Underground mangas by Japanese women artists that explore the sordid and the absurd are getting attention at one of the world’s biggest comic-book festivals.

“The Japanese underground covers a variety of suprising styles and this exhibition is a chance to look at mangas in another way,” said Erwan Le Verger, coordinator of the manga programme at the Angouleme international comics festival.

Works by the biggest names in manga are on view at Angouleme, southwest France — despite a downturn in sales among French manga fans this past year — and the festival is also offering a taste of “J-rock” or Japanese rock’n’roll.

But it is the section titled Manga Underground: Women’s Point of View that is eye-catching and provocative.

In turns, the storylines and characters can be shocking, virulent, violent, gothic, romantic, even naive, in settings that delve into reality or flee into fantasy.
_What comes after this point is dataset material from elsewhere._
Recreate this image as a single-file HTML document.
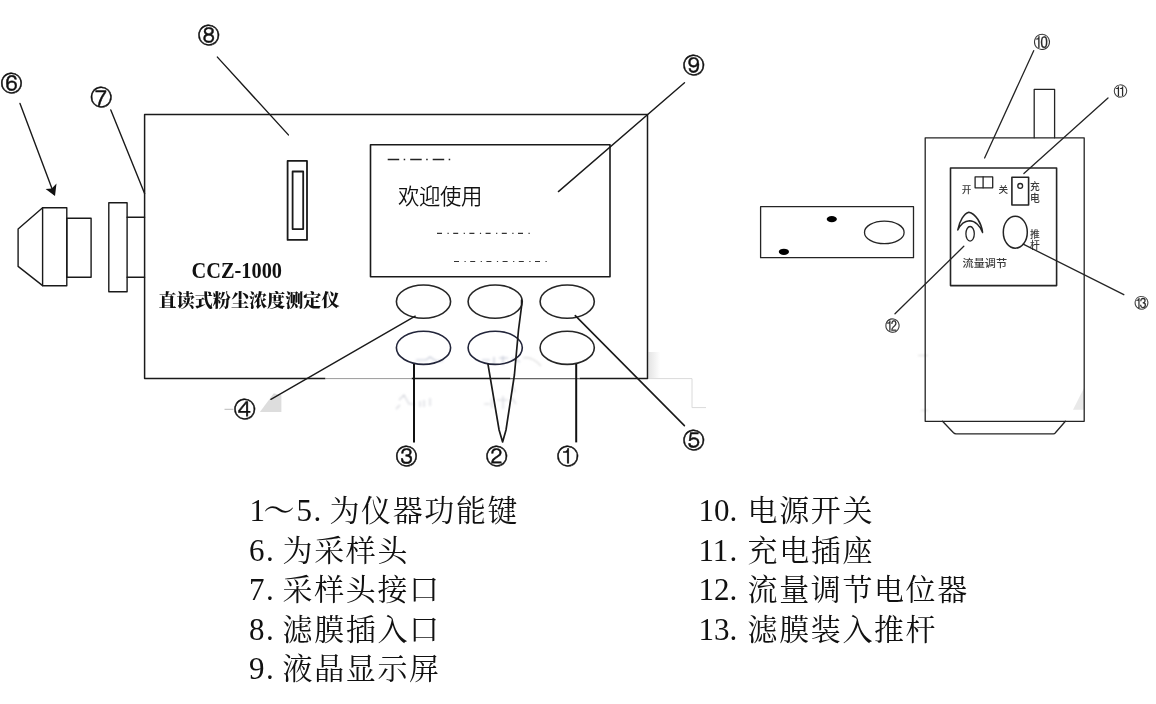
<!DOCTYPE html>
<html lang="zh-CN">
<head>
<meta charset="utf-8">
<title>CCZ-1000 直读式粉尘浓度测定仪</title>
<style>
html,body{margin:0;padding:0;background:#fff;}
body{width:1156px;height:704px;overflow:hidden;position:relative;}
svg{position:absolute;left:0;top:0;display:block;filter:blur(0.4px);}
.ln{stroke:#1a1a1a;stroke-width:1.4;fill:none;stroke-linecap:round;stroke-linejoin:round;}
#right-device .ln,#right-leaders .ln,#slide .ln{stroke-width:1.3;stroke:#242424;}
.key{stroke-width:1.6;stroke:#262626;}
.thin{stroke:#222;stroke-width:1.1;fill:none;}
.thick{stroke:#111;stroke-width:2;fill:none;}
.leg{font-family:"Liberation Serif","Noto Serif CJK SC",serif;font-size:31px;fill:#111;}
.zh{font-size:30px;letter-spacing:1.6px;}
.cir{font-family:"WenQuanYi Zen Hei","Noto Sans CJK SC",sans-serif;fill:#111;stroke:#111;stroke-width:0.45px;}
.cn{font-family:"Liberation Sans","Noto Sans CJK SC",sans-serif;fill:#111;}
.num{font-family:"Liberation Sans","Noto Sans CJK SC",sans-serif;font-size:11px;fill:#111;text-anchor:middle;}
</style>
</head>
<body>
<svg width="1156" height="704" viewBox="0 0 1156 704">
<rect x="0" y="0" width="1156" height="704" fill="#fff"/>

<!-- faint scan artefacts -->
<defs>
<filter id="soft" x="-20%" y="-20%" width="140%" height="140%"><feGaussianBlur stdDeviation="0.9"/></filter>
<linearGradient id="smudge" x1="0" y1="0" x2="1" y2="0"><stop offset="0" stop-color="#e4e4e4"/><stop offset="1" stop-color="#ffffff"/></linearGradient>
</defs>
<g id="artefacts">
<rect x="648.5" y="352" width="12" height="26" fill="url(#smudge)"/>
<path d="M648 378.6H692V407.6H706" stroke="#dadada" stroke-width="1" fill="none"/>
<polygon points="259.900,411.900 281.400,411.900 281.400,395.200 273.800,393.300" fill="#dddddd"/>
<path d="M224.500 409.300H233.500" stroke="#bbb" stroke-width="1"/>
<g filter="url(#soft)" stroke="#d4d6dc" stroke-width="1.2" fill="none">
<path d="M399 400L404 395L409 404H415M420 401V407M424 400V407M430 398V406M396 409L400 405"/>
<path d="M484 404H490M492 398V408M497 400H508M503 396V409M512 386L515 392M512 398L516 404"/>
<path d="M416 360H426L430 357L436 361H443" stroke="#c4c8d6"/>
<path d="M482 360H490M494 357V364M499 358H508M503 356V365M512 358L520 362" stroke="#c4c8d6"/>
<path d="M523 358Q532 356 541 366" stroke="#dcdcdc"/>
<path d="M918 355.500H928M921 410.400H928" stroke="#dcdcdc" stroke-width="1"/>
</g>
</g>

<!-- LEFT DEVICE -->
<g id="left-device">
<!-- sampling head 6 -->
<path class="ln" d="M42.6 207.8L18.1 229V266.4L42.6 285.6"/>
<rect class="ln" x="42.6" y="207.7" width="24.2" height="78"/>
<rect class="ln" x="66.8" y="218.2" width="24.3" height="59"/>
<!-- connector 7 -->
<rect class="ln" x="108.8" y="202.8" width="18.3" height="88.900"/>
<path class="ln" d="M127.1 217.3H144.6M127.1 277.2H144.6"/>
<!-- main body -->
<path class="ln" d="M325 378.6H144.6V114.5H647.5V378.6H580M412 378.6H510" style="stroke-width:1.5"/>
<path d="M325 378.6H412" stroke="#9a9a9a" stroke-width="1" fill="none"/><path d="M510 378.6H580" stroke="#666" stroke-width="1.2" fill="none"/>
<!-- filter slot 8 -->
<rect class="ln" x="287.6" y="160.9" width="19.4" height="79" style="stroke-width:1.8"/>
<rect class="ln" x="292.6" y="171.5" width="10.6" height="57.6" style="stroke-width:1.8"/>
<!-- LCD 9 -->
<rect class="ln" x="370.5" y="144.8" width="239.5" height="131.9" style="stroke-width:1.6"/>
<path d="M387.7 159.5H452" stroke="#222" stroke-width="1.5" stroke-dasharray="11.5 4.5 1.5 5"/>
<path d="M437 233.4H532" stroke="#333" stroke-width="1.2" stroke-dasharray="5 5.5 1.2 4.5"/>
<path d="M454 261.5H549" stroke="#333" stroke-width="1.2" stroke-dasharray="5 5.5 1.2 4.5"/>
<text class="cn" x="398" y="203.8" font-size="21.4" font-weight="350" fill="#111" textLength="84.5">欢迎使用</text>
<!-- labels -->
<text x="191.5" y="277.7" font-family="'Liberation Serif',serif" font-weight="bold" font-size="23.4" fill="#111" textLength="90.5" lengthAdjust="spacingAndGlyphs">CCZ-1000</text>
<text x="158.5" y="306.5" font-family="'Liberation Serif','Noto Serif CJK SC',serif" font-weight="900" font-size="18.1" fill="#111" textLength="181" lengthAdjust="spacingAndGlyphs">直读式粉尘浓度测定仪</text>
<!-- keys -->
<ellipse class="ln key" cx="423.5" cy="301.6" rx="27.1" ry="16.6"/>
<ellipse class="ln key" cx="495.2" cy="301.6" rx="27.1" ry="16.6"/>
<ellipse class="ln key" cx="567.2" cy="301.6" rx="27.1" ry="16.6"/>
<ellipse class="ln key" cx="423.5" cy="347.8" rx="27.1" ry="16.6" style="stroke:#22253a"/>
<ellipse class="ln key" cx="495.2" cy="347.8" rx="27.1" ry="16.6" style="stroke:#22253a"/>
<ellipse class="ln key" cx="567.2" cy="347.8" rx="27.1" ry="16.6"/>
</g>

<!-- LEFT leaders -->
<g id="left-leaders">
<path class="ln" d="M20 103.5L54 194"/>
<polygon points="55,196 45.600,189 51.800,188.600 56.500,183.600" fill="#111"/>
<path class="ln" d="M110.8 110L144.6 193.5"/>
<path class="ln" d="M217.4 57.1L288.4 134.9"/>
<path class="ln" d="M684.5 82.7L558.4 191.6"/>
<path class="ln" d="M270.9 399.3L415.2 316.2"/>
<path class="thick" d="M414 364V442.4"/>
<path class="thick" d="M576.2 364V442.4"/>
<path class="ln" d="M521.6 300V306L518.5 330L514.4 375L506 430L502.6 442L499.1 430L488 364.4" style="stroke-width:1.7"/>
<path class="ln" d="M575.3 315.6L684.4 425.6" style="stroke-width:1.6"/>
</g>

<!-- circled numbers left -->
<g id="left-nums" class="cir" font-size="22" text-anchor="middle">
<text x="11.4" y="90.7">⑥</text>
<text x="101.2" y="105.1">⑦</text>
<text x="208.8" y="43.4">⑧</text>
<text x="693.7" y="73.3">⑨</text>
<text x="244.8" y="417.1">④</text>
<text x="406.5" y="463.6">③</text>
<text x="496.8" y="463.6">②</text>
<text x="567.8" y="463.6">①</text>
<text x="693.8" y="448.3">⑤</text>
</g>

<!-- FILTER SLIDE -->
<g id="slide">
<rect class="ln" x="760.6" y="206.7" width="152.9" height="51"/>
<ellipse cx="831.8" cy="219.1" rx="5.1" ry="3.1" fill="#000"/>
<ellipse cx="783.9" cy="251.8" rx="5.1" ry="3.1" fill="#000"/>
<ellipse class="ln" cx="884.3" cy="232.4" rx="19.8" ry="11.3"/>
</g>

<!-- RIGHT DEVICE -->
<g id="right-device">
<polygon points="1084,388 1084,409.700 1073,409.700" fill="#e9e9e9"/>
<path class="ln" d="M1034.2 137.8V89.4H1054.6V137.8"/>
<rect class="ln" x="925.2" y="137.8" width="159" height="283.5"/>
<path class="ln" d="M942.5 421.3L953.5 432.8Q954.5 433.8 956 433.8H1053.4Q1054.6 433.8 1055.4 432.8L1065.4 421.3"/>
<rect class="ln" x="950.5" y="168" width="106.1" height="117.6" style="stroke-width:1.6"/>
<rect class="ln" x="975.1" y="176.9" width="17.6" height="10.9"/>
<path class="ln" d="M983.1 176.9V187.8"/>
<rect class="ln" x="1011.9" y="177.3" width="16.7" height="27.7" style="stroke-width:1.6"/>
<circle class="ln" cx="1020.2" cy="185.9" r="2.4"/>
<ellipse class="ln" cx="1015.3" cy="232.2" rx="12" ry="16" style="stroke-width:1.5"/>
<ellipse class="ln" cx="970.1" cy="233.8" rx="4.2" ry="7.3"/>
<path class="ln" d="M957.8 230C959.5 221 964 213.500 968.8 212.2C975.500 213.500 981.500 223 982.6 232.500C980.500 226 975 220.800 969.500 220.800C964 221 960 225.500 957.800 230Z" style="stroke-width:1.5"/>
<g class="cn" font-weight="500" style="fill:#3a3a3a">
<text x="961.8" y="192.9" font-size="9.6">开</text>
<text x="998.4" y="193.1" font-size="9.6">关</text>
<text x="1030" y="189.8" font-size="9.8">充</text>
<text x="1030" y="201.6" font-size="9.8">电</text>
<text x="1030" y="238.2" font-size="9.8">推</text>
<text x="1030" y="249.4" font-size="9.8">杆</text>
<text x="962.6" y="266.5" font-size="10" textLength="44.5" lengthAdjust="spacingAndGlyphs">流量调节</text>
</g>
</g>

<!-- RIGHT leaders -->
<g id="right-leaders">
<path class="ln" d="M1033.7 50.7L984.6 158"/>
<path class="ln" d="M1108 98L1023.9 173.5"/>
<path class="ln" d="M1023.2 244.1L1123.8 294.7"/>
<path class="ln" d="M963.8 246.3L895 313.8"/>
</g>
<g id="right-nums" class="cir" text-anchor="middle" style="stroke-width:0.12px;fill:#2a2a2a;stroke:#2a2a2a">
<text x="1042.1" y="47.6" font-size="17">⑩</text>
<text x="1120.5" y="96.2" font-size="14">⑪</text>
<text x="1141.6" y="307.6" font-size="14.5">⑬</text>
<text x="892.6" y="330.9" font-size="15">⑫</text>
</g>

<!-- LEGEND -->
<g id="legend" class="leg">
<text y="521"><tspan x="249.5">1</tspan><tspan x="263.5">～</tspan><tspan x="296.5">5</tspan><tspan x="313.5">.</tspan><tspan class="zh" x="282.6" dx="46.9">为仪器功能键</tspan></text>
<text y="560.6"><tspan x="249">6</tspan><tspan x="266">.</tspan><tspan class="zh" x="282.6">为采样头</tspan></text>
<text y="600.2"><tspan x="249">7</tspan><tspan x="266">.</tspan><tspan class="zh" x="282.6">采样头接口</tspan></text>
<text y="639.8"><tspan x="249">8</tspan><tspan x="266">.</tspan><tspan class="zh" x="282.6">滤膜插入口</tspan></text>
<text y="679.4"><tspan x="249">9</tspan><tspan x="266">.</tspan><tspan class="zh" x="282.6">液晶显示屏</tspan></text>
<text y="521"><tspan x="698.5">10</tspan><tspan x="729.4">.</tspan><tspan class="zh" x="747.6">电源开关</tspan></text>
<text y="560.6"><tspan x="698.5">11</tspan><tspan x="729.4">.</tspan><tspan class="zh" x="747.6">充电插座</tspan></text>
<text y="600.2"><tspan x="698.5">12</tspan><tspan x="729.4">.</tspan><tspan class="zh" x="747.6">流量调节电位器</tspan></text>
<text y="639.8"><tspan x="698.5">13</tspan><tspan x="729.4">.</tspan><tspan class="zh" x="747.6">滤膜装入推杆</tspan></text>
</g>
</svg>
</body>
</html>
“These artists are (cultural) sponges who retranscribe what they feel in an instantaneous manner in their words and action, with no editorial constraints and no public to please,” said Le Verger.

With their bold and unusual work, the women underground artists at Angouleme are already well-known in their home country, where publishers have been bringing them to the surface in their quest for new talent.

They include Kahori Onozucca, who specialises in mangas in the “yaoi” genre that focuses on homosexual relationships for a female manga audience.

She concocts sexual intrigues in which sensuality and sentiments intertwine.

In a video interview for the festival, Onozucca described in Japanese how her album “Jornada” — drawn in the style of traditional romantic mangas — inverted the roles of men and women in pornography.

“Despite the contrast, readers found the result surprisingly authentic,” she said.

Known as the queen of horror, Kanako Inuki has children tell worrying stories in which characters are often disfigured.

Akino Kondoh mashes up dream and reality, plays with the absurd and expresses a very sombre and introspective view of the world as seen by prepubescent girls.

Besides manga, she works in a number of other media, such as painting, video and animation.

Intriguing as well as disturbing, Junko Mizuno excels in the brutal tension between cute childlike drawing and sordid themes such as gentle baby dolls devouring children.

Many of her books are adult adaptations of fairy tales, including “Cinderella”, and in France she illustrated the cover of “Bye Bye Blondie” by feminist writer and film director Virginie Despentes.